■ **Work instructions**
Take the lines from the beginning of the material through the line containing "from datetime import datetime, timedelta" and retype them exactly, leaving the pictures out.

-- Data shown start --

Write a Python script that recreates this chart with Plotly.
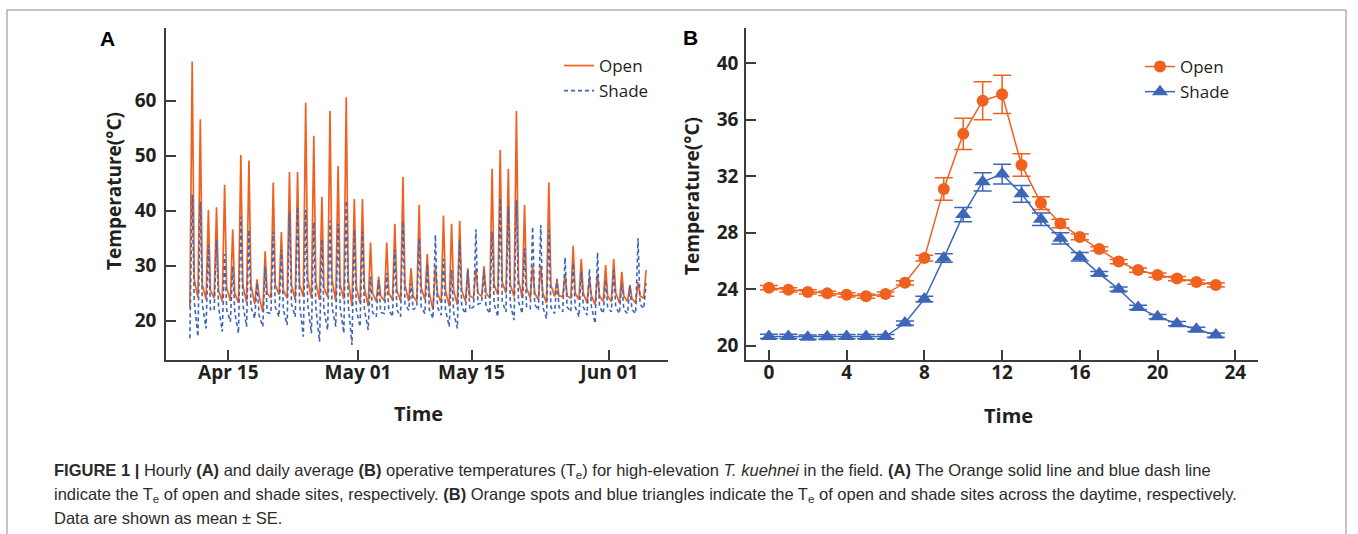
import plotly.graph_objects as go
from datetime import datetime, timedelta

# ---------------- Panel A data (hourly operative temperature, daily key points) ----------------
FIRST_DAY = "2019-04-10"
# per-day values: pre-dawn minimum, midday peak, evening value
open_min = [22.3, 24.2, 23.9, 24.1, 23.5, 23.6, 23.2, 23.3, 23.0, 21.6,
            24.1, 24.7, 24.1, 23.8, 24.4, 24.1, 23.8, 24.3, 23.5, 23.9,
            22.6, 23.2, 22.6, 23.5, 23.6, 23.8, 23.6, 23.5, 23.5, 23.8,
            22.0, 23.2, 22.6, 22.9, 23.5, 24.1, 24.4, 24.1, 24.7, 25.0,
            24.4, 24.1, 24.1, 23.8, 23.2, 24.4, 24.4, 24.1, 23.8, 23.2,
            22.9, 23.5, 23.5, 23.2, 23.5, 23.2, 24.1]
open_peak = [67.1, 56.6, 40.1, 40.6, 44.7, 36.6, 50.1, 49.1, 27.5, 32.6,
             45.1, 36.1, 47.0, 47.0, 59.6, 53.6, 42.5, 58.1, 48.1, 60.6,
             42.1, 42.1, 34.2, 28.0, 34.2, 37.6, 46.1, 29.5, 41.0, 32.1,
             29.8, 39.1, 37.6, 38.1, 29.5, 29.5, 29.9, 47.6, 51.0, 47.6,
             58.1, 41.0, 30.0, 30.0, 45.1, 27.4, 28.5, 33.6, 31.2, 28.0,
             28.5, 30.1, 31.2, 28.9, 26.5, 27.0, 29.2]
open_dusk = [27.5, 26.5, 25.5, 25.5, 26.0, 25.0, 26.5, 26.5, 24.5, 25.0,
             26.5, 25.5, 26.5, 26.5, 27.5, 27.0, 26.0, 27.5, 26.5, 27.5,
             26.0, 26.0, 25.0, 24.5, 25.0, 25.5, 26.5, 24.5, 26.0, 25.0,
             25.0, 25.5, 25.5, 25.5, 24.5, 25.0, 25.0, 26.5, 27.0, 26.5,
             27.5, 26.0, 25.0, 25.0, 26.5, 24.5, 24.5, 25.0, 25.0, 24.5,
             24.5, 24.5, 25.0, 24.5, 24.0, 24.5]
shade_min = [16.8, 17.1, 18.6, 21.9, 18.0, 19.8, 17.7, 18.9, 20.4, 18.9,
             21.3, 20.7, 19.2, 20.7, 17.1, 17.7, 16.2, 18.3, 18.9, 17.7,
             15.6, 18.9, 18.3, 20.7, 21.3, 20.7, 20.7, 21.9, 22.5, 21.3,
             20.4, 21.0, 18.9, 18.6, 21.3, 22.5, 23.2, 21.3, 20.7, 21.6,
             20.1, 21.3, 22.2, 21.9, 20.4, 21.3, 21.6, 21.6, 20.7, 21.0,
             19.5, 21.3, 21.6, 21.3, 21.3, 21.3, 22.2]
shade_peak = [42.9, 41.6, 33.8, 34.7, 32.1, 29.9, 38.9, 36.5, 26.8, 29.8,
              36.2, 32.9, 39.6, 40.7, 40.1, 37.9, 34.8, 38.2, 37.6, 41.8,
              36.5, 36.2, 28.0, 27.4, 28.7, 32.9, 38.0, 26.8, 35.0, 30.4,
              35.6, 31.2, 29.2, 34.7, 29.2, 36.6, 29.2, 36.2, 42.3, 40.7,
              41.9, 33.2, 37.1, 37.4, 36.5, 27.6, 31.5, 30.4, 28.9, 29.4,
              32.4, 27.4, 29.2, 26.8, 26.3, 35.0, 26.8]
shade_dusk = [23.5, 23.0, 22.0, 22.5, 22.0, 21.5, 23.0, 22.5, 21.0, 21.5,
              22.5, 22.0, 23.0, 23.0, 23.0, 22.5, 22.0, 22.5, 22.5, 23.0,
              22.0, 22.0, 21.5, 21.5, 22.0, 22.0, 23.0, 22.0, 22.5, 22.0,
              22.5, 22.0, 21.5, 22.5, 22.0, 23.0, 22.5, 23.0, 23.5, 23.0,
              23.5, 22.5, 23.0, 22.5, 22.5, 22.5, 22.5, 22.5, 22.5, 22.5,
              22.5, 22.5, 22.5, 22.0, 22.0, 23.0]
MIN_HOUR, PEAK_HOUR, DUSK_HOUR = 6, 13, 19
a_tickvals = ["2019-04-15", "2019-05-01", "2019-05-15", "2019-06-01"]
a_ticktext = ["Apr 15", "May 01", "May 15", "Jun 01"]
a_yticks = [20, 30, 40, 50, 60]

# ---------------- Panel B data (daily average by hour, mean ± SE) ----------------
hours = list(range(24))
open_mean = [24.1, 23.95, 23.8, 23.7, 23.6, 23.5, 23.65, 24.45, 26.2, 31.1,
             35.0, 37.35, 37.8, 32.8, 30.1, 28.65, 27.7, 26.85, 25.95, 25.35,
             25.0, 24.75, 24.5, 24.3]
open_se = [0.15, 0.15, 0.15, 0.15, 0.15, 0.15, 0.15, 0.15, 0.2, 0.8,
           1.1, 1.35, 1.35, 0.8, 0.45, 0.3, 0.2, 0.15, 0.15, 0.15,
           0.15, 0.15, 0.15, 0.15]
shade_mean = [20.65, 20.65, 20.6, 20.62, 20.64, 20.64, 20.64, 21.6, 23.3, 26.2,
              29.28, 31.6, 32.15, 30.75, 28.95, 27.6, 26.3, 25.1, 24.0, 22.7,
              22.05, 21.55, 21.15, 20.75]
shade_se = [0.15, 0.15, 0.15, 0.15, 0.15, 0.15, 0.15, 0.15, 0.2, 0.3,
            0.5, 0.65, 0.7, 0.6, 0.45, 0.4, 0.3, 0.15, 0.15, 0.15,
            0.15, 0.15, 0.15, 0.15]
b_xticks = [0, 4, 8, 12, 16, 20, 24]
b_yticks = [20, 24, 28, 32, 36, 40]

ORANGE = "#F0611F"
BLUE = "#3D66B8"
TXT = "#231F20"
AXC = "#3C3C3C"

W, H = 1358, 534


def px_x(p):
    return p / W


def px_y(p):
    return (H - p) / H


def build_series(mins, peaks, dusks):
    d0 = datetime.strptime(FIRST_DAY, "%Y-%m-%d")
    xs, ys = [], []
    for i in range(len(peaks)):
        day = d0 + timedelta(days=i)
        xs.append(day + timedelta(hours=MIN_HOUR)); ys.append(mins[i])
        xs.append(day + timedelta(hours=PEAK_HOUR)); ys.append(peaks[i])
        if i < len(dusks):
            xs.append(day + timedelta(hours=DUSK_HOUR)); ys.append(dusks[i])
    return xs, ys


ox, oy = build_series(open_min, open_peak, open_dusk)
sx, sy = build_series(shade_min, shade_peak, shade_dusk)

fig = go.Figure()
fig.add_trace(go.Scatter(x=ox, y=oy, mode="lines", name="Open",
                         line=dict(color=ORANGE, width=1.7),
                         xaxis="x", yaxis="y", legend="legend"))
fig.add_trace(go.Scatter(x=sx, y=sy, mode="lines", name="Shade",
                         line=dict(color=BLUE, width=1.6, dash="4px,3px"),
                         xaxis="x", yaxis="y", legend="legend"))

fig.add_trace(go.Scatter(x=hours, y=open_mean, mode="lines+markers", name="Open",
                         line=dict(color=ORANGE, width=1.5),
                         marker=dict(symbol="circle", size=12, color=ORANGE),
                         error_y=dict(type="data", array=open_se, color=ORANGE,
                                      thickness=1.5, width=9),
                         xaxis="x2", yaxis="y2", legend="legend2"))
fig.add_trace(go.Scatter(x=hours, y=shade_mean, mode="lines+markers", name="Shade",
                         line=dict(color=BLUE, width=1.5),
                         marker=dict(symbol="triangle-up", size=14, color=BLUE),
                         error_y=dict(type="data", array=shade_se, color=BLUE,
                                      thickness=1.5, width=9),
                         xaxis="x2", yaxis="y2", legend="legend2"))

tickfont = dict(family="Open Sans", size=19, color=TXT, weight="bold")
axis_common = dict(showline=True, linecolor=AXC, linewidth=1.6, ticks="inside",
                   ticklen=10, tickwidth=1.6, tickcolor=AXC, showgrid=False,
                   zeroline=False, tickfont=tickfont)

ydom = [px_y(360), px_y(28)]
fig.update_layout(
    width=W, height=H, autosize=False,
    margin=dict(l=0, r=0, t=0, b=0),
    paper_bgcolor="white", plot_bgcolor="white",
    showlegend=True,
    xaxis=dict(domain=[px_x(166), px_x(668)], anchor="y", type="date",
               range=["2019-04-07 07:25", "2019-06-08 05:45"],
               tickvals=a_tickvals, ticktext=a_ticktext, ticklabelstandoff=-6,
               **axis_common),
    yaxis=dict(domain=ydom, anchor="x", range=[12.85, 73.2],
               tickvals=a_yticks, ticklabelstandoff=4, **axis_common),
    xaxis2=dict(domain=[px_x(746), px_x(1258)], anchor="y2",
                range=[-1.18, 25.17], tickvals=b_xticks, ticklabelstandoff=-6,
                **axis_common),
    yaxis2=dict(domain=ydom, anchor="x2", range=[18.98, 42.5],
                tickvals=b_yticks, ticklabelstandoff=2, **axis_common),
    legend=dict(x=px_x(559), y=px_y(48), xanchor="left", yanchor="top",
                bgcolor="rgba(0,0,0,0)", font=dict(family="Open Sans", size=17, color=TXT),
                tracegroupgap=0, itemwidth=30),
    legend2=dict(x=px_x(1140), y=px_y(49), xanchor="left", yanchor="top",
                 bgcolor="rgba(0,0,0,0)", font=dict(family="Open Sans", size=17, color=TXT),
                 tracegroupgap=0, itemwidth=30),
)

ann = []
titlefont = dict(family="Open Sans", size=19, color=TXT, weight="bold")


def add_text(text, x, y, font, angle=0):
    ann.append(dict(text=text, x=px_x(x), y=px_y(y), xref="paper", yref="paper",
                    xanchor="center", yanchor="middle", textangle=angle,
                    showarrow=False, font=font))


panel_font = dict(family="Liberation Sans", size=21, color="black", weight="bold")
add_text("A", 107, 39, panel_font)
add_text("B", 690, 38, panel_font)
add_text("Temperature(°C)", 114, 191, titlefont, -90)
add_text("Temperature(°C)", 692, 196, titlefont, -90)
time_font = dict(family="Open Sans", size=20, color=TXT, weight="bold")
add_text("Time", 418, 413, time_font)
add_text("Time", 1008, 415, time_font)

cap_font = dict(family="Liberation Sans", size=16.5, color="#2B2B2B")
cap_lines = [
    "<b>FIGURE 1 |</b> Hourly <b>(A)</b> and daily average <b>(B)</b> operative temperatures (T<sub>e</sub>) for high-elevation <i>T. kuehnei</i> in the field. <b>(A)</b> The Orange solid line and blue dash line",
    "indicate the T<sub>e</sub> of open and shade sites, respectively. <b>(B)</b> Orange spots and blue triangles indicate the T<sub>e</sub> of open and shade sites across the daytime, respectively.",
    "Data are shown as mean ± SE.",
]
for t, yy in zip(cap_lines, [471, 495, 518]):
    ann.append(dict(text=t, x=px_x(52), y=px_y(yy), xref="paper", yref="paper",
                    xanchor="left", yanchor="middle", showarrow=False, align="left",
                    font=cap_font))
fig.update_layout(annotations=ann)

fig.add_shape(type="rect", xref="paper", yref="paper",
              x0=px_x(7), x1=px_x(1346), y0=-0.05, y1=px_y(10),
              line=dict(color="#8A8A8A", width=1), fillcolor="rgba(0,0,0,0)", layer="below")

fig.write_html("out.html", config={"displayModeBar": False},
               post_script="document.body.style.margin='0';document.body.style.overflow='hidden';")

-- Data shown end --

■ **Correct output**
Write a Python script that recreates this chart with Plotly.
import plotly.graph_objects as go
from datetime import datetime, timedelta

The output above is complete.